The majority presence of women among the candidates for the 9th Legislature of the National Assembly of People’s Power (ANPP, Parliament) expresses their performance at present in all spheres of Cuba’s social and economic life.
If the proposed candidates are elected on March 26, Cuba will maintain a milestone reached in 2018, since it will once again have the world’s second parliament with the largest number of women: accounting for 55.3 percent of all lawmakers of a total of 470 legislators.
The leading role of Cuban women is also evident in the country’s scientific and technological events, as more than 50 percent of its stockholders are women, as well as in the labor force, hence their parliamentary candidacies include representatives from all walks of society.

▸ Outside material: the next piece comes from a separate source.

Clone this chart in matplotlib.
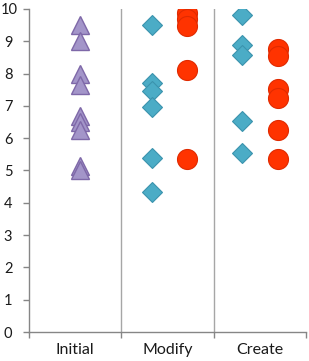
import matplotlib
matplotlib.use("Agg")
import matplotlib.pyplot as plt
from matplotlib.transforms import ScaledTranslation

categories = ["Initial", "Modify", "Create"]
y_ticks = [0, 1, 2, 3, 4, 5, 6, 7, 8, 9, 10]

initial_x = 0.55
initial_vals = [9.5, 9.0, 8.0, 7.65, 6.7, 6.5, 6.25, 5.15, 5.0]

modify_diamond_x = 1.33
modify_diamond_vals = [9.52, 7.7, 7.47, 6.96, 5.38, 4.33]
modify_circle_x = 1.71
modify_circle_vals = [9.89, 9.69, 9.47, 8.11, 5.35]

create_diamond_x = 2.31
create_diamond_vals = [9.81, 8.89, 8.58, 6.53, 5.55]
create_circle_x = 2.70
create_circle_vals = [8.75, 8.54, 7.52, 7.23, 6.25, 5.35]

plt.rcParams['font.family'] = ['Lato', 'DejaVu Sans']

fig = plt.figure(figsize=(3.09, 3.61), dpi=100)
ax = fig.add_axes([29/309, 1-332/361, (306-29)/309, (332-9)/361])

tri_face, tri_edge = "#a395c9", "#7e68a8"
dia_face, dia_edge = "#4bacc6", "#3b93ad"
cir_face, cir_edge = "#ff3300", "#e02a00"

ax.plot([initial_x]*len(initial_vals), initial_vals, ls="none", marker="^",
        ms=13.3, mfc=tri_face, mec=tri_edge, mew=1.0, zorder=3)
ax.plot([modify_diamond_x]*len(modify_diamond_vals), modify_diamond_vals, ls="none", marker="D",
        ms=10.2, mfc=dia_face, mec=dia_edge, mew=0.8, zorder=3)
ax.plot([modify_circle_x]*len(modify_circle_vals), modify_circle_vals, ls="none", marker="o",
        ms=14.4, mfc=cir_face, mec=cir_edge, mew=0.8, zorder=3)
ax.plot([create_diamond_x]*len(create_diamond_vals), create_diamond_vals, ls="none", marker="D",
        ms=10.2, mfc=dia_face, mec=dia_edge, mew=0.8, zorder=3)
ax.plot([create_circle_x]*len(create_circle_vals), create_circle_vals, ls="none", marker="o",
        ms=14.4, mfc=cir_face, mec=cir_edge, mew=0.8, zorder=3)

for sep in [1, 2]:
    ax.axvline(sep, color="#a6a6a6", lw=1.0, zorder=1)

ax.set_xlim(0, 3)
ax.set_ylim(0, 10)
ax.set_yticks(y_ticks)
ax.set_xticks([0, 1, 2, 3])
ax.set_xticklabels([])
ax.set_xticks([0.5, 1.5, 2.5], minor=True)
ax.set_xticklabels(categories, minor=True)

for s in ["top", "right"]:
    ax.spines[s].set_visible(False)
for s in ["left", "bottom"]:
    ax.spines[s].set_color("#868686")
    ax.spines[s].set_linewidth(1.0)

ax.tick_params(axis="y", which="major", length=4.5, width=1.0, color="#868686",
               pad=7.5, labelsize=10.5, labelcolor="#1a1a1a")
ax.tick_params(axis="x", which="major", length=4.2, width=1.0, color="#868686", direction="out")
ax.tick_params(axis="x", which="minor", length=0, pad=8, labelsize=11.5, labelcolor="#1a1a1a")

# keep the "10" label fully inside the figure
fig.canvas.draw()
for lab in ax.get_yticklabels():
    if lab.get_text() == "10":
        lab.set_transform(lab.get_transform() + ScaledTranslation(5/100, 0, fig.dpi_scale_trans))

fig.savefig("out.png", dpi=100)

Women’s participation due to their merits and skills in Cuba’s Parliament has been increasing: in the 7th Legislature, which was in session from 2008 to 2013, they constituted 43.32 percent of the total number of its deputies, while in the 8th Legislature (2013 to 2018) that figure reached 48.86 percent.
In the 9th Legislature, which will cease its functions in 2023, 53.4 percent of deputies are women.
These figures are the results of the existing policies to guarantee the development of women, expressed in the Constitution of the Republic of Cuba, and the promotion of initiatives to eliminate gender gaps.
The advances experienced in this matter in the last few decades are considered one of the most successful social phenomena that occurred during the Cuban Revolution.